Macro-Econometric Model of a Developing Economy: A Case Study of Bangladesh
-Muhammad Mahboob Ali Ph.D
Publisher: Masud Al Mamun, Friends Publishers, Dhaka, Bangladesh. February,2006.
Reviewer: Dr Victoria Wise, Associate Professor, School of Accounting and Finance, Victoria University, Melbourne, Australia.
This book seeks to present a macro-econometric model of Bangladesh's developing economy across a 28 year period from 1975 to 2003. Two distinct periods are identified and examined: macro-economic policy under administrative control (1975-1990); and macro-economic policy under reform measures (1990-2003). The author argues that although the economic structural adjustment process was introduced in the 1980s, real financial liberalisation did not occur until 1990.
|Dr. Muhammad Mahboob Ali is currently serving as an Associate Professor and Chairman, School of Business Administration, The People's University of Bangladesh. He also earlier served as as an Associate Professor of Department of Business Studies, State University of Bangladesh. Before that he served in various financial institutions of the country. He worked as an Assistant General Manager, In-charge of International Department of Bangladesh Shilpa Rin Sangstha. He was ex faculty member of Bangladesh Institute of Bank Managment. Both as a teacher and a banker, he achieved high level of reputation. His special fields of interests are Macro Economics, Financial Management, Bank Management, International Finance, and Information Technology.
The book is structured in six chapters. Each chapter addresses a separate issue and is logically presented. Chapter one provides an introduction to the economy of Bangladesh and the underlying study. A comprehensive and useful review of relevant literature has been compiled and is also presented in chapter one. The aim of this compilation is to identify possible determinants of the real, monetary and external economic sectors and any inter-relatedness between these sectors. The outcome is an extensive and relevant coverage of the pertinent literature which will undoubtedly prove useful to other researchers in this area.

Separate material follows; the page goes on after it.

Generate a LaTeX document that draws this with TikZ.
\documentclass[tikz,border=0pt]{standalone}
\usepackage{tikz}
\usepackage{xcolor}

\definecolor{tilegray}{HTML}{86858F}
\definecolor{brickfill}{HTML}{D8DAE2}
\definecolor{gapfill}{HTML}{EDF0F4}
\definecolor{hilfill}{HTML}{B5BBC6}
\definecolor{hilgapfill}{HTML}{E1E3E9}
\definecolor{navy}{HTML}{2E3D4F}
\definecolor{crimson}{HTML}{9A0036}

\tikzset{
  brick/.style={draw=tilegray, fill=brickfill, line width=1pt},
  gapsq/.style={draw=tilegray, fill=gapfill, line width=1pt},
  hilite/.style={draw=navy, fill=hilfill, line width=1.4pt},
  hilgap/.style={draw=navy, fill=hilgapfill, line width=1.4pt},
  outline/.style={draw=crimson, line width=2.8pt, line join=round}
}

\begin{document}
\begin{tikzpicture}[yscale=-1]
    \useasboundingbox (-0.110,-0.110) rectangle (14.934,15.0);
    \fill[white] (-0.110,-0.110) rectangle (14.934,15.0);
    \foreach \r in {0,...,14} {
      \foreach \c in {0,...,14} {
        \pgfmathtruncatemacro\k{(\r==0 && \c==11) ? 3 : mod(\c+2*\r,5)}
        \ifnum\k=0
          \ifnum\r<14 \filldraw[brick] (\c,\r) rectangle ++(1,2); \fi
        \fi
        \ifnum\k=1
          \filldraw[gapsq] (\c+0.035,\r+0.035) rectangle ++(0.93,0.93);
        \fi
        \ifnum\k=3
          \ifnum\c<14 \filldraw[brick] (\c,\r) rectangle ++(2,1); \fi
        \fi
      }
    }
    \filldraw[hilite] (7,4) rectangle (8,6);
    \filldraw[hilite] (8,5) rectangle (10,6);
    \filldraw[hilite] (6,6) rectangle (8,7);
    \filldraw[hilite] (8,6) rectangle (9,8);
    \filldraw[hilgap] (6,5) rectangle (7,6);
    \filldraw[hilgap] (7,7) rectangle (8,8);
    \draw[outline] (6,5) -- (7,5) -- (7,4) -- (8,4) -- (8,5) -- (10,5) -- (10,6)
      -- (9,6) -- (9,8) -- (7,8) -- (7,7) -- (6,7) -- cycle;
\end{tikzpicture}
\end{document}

The author has subdivided the macro-economic sectors of Bangladesh's economy into three sectors: real; monetary; and external. These sectors are each dealt with separately in chapters two, three and four. In these three chapters, the econometric model is specified; the statistical approach is outlined and results are analysed; and a concise discussion is presented. Chapter two reveals that the use of fiscal policy is insufficient to fully control and improve the economic condition of the country. Chapter three reveals that monetary policy in isolation, also is insufficient to fully control or improve Bangladesh's economic condition. Chapter four provides a discussion of the impact of the external sector on Bangladesh's economic condition and recognises the multi-flow effect of this sector on other sectors of the country's economy.
In chapter five, the author examines the nexus between the three economic sectors and argues for vertical and horizontal coordination between the sectors to reduce or eradicate demand and supply side problems detected in the study. Chapter six seeks to draw conclusions from the analysis presented in the previous chapters. Policy recommendations drawn from the analysis of study data and the relevant literature are also provided in chapter six.
The findings presented in this book include that GDP is the main determining factor in the real economy of Bangladesh. The author concludes that neither the Keynesian nor the Monetarist view of the macroeconomic model is fully applicable to the case of Bangladesh. To attain sustainable development, a good coordination between fiscal and monetary policies is required so that reliance on the external sector is reduced, stability within the financial sector is enhanced and economic growth is accelerated.
I recommend the book for economic policymakers as it provides a useful and current view of the outcomes of the structural reform process implemented in Bangladesh and suggests ways in which the economic model might be improved. The book is also of value to researchers as it provides empirical findings in a research context that is not yet significantly examined in the economics literature.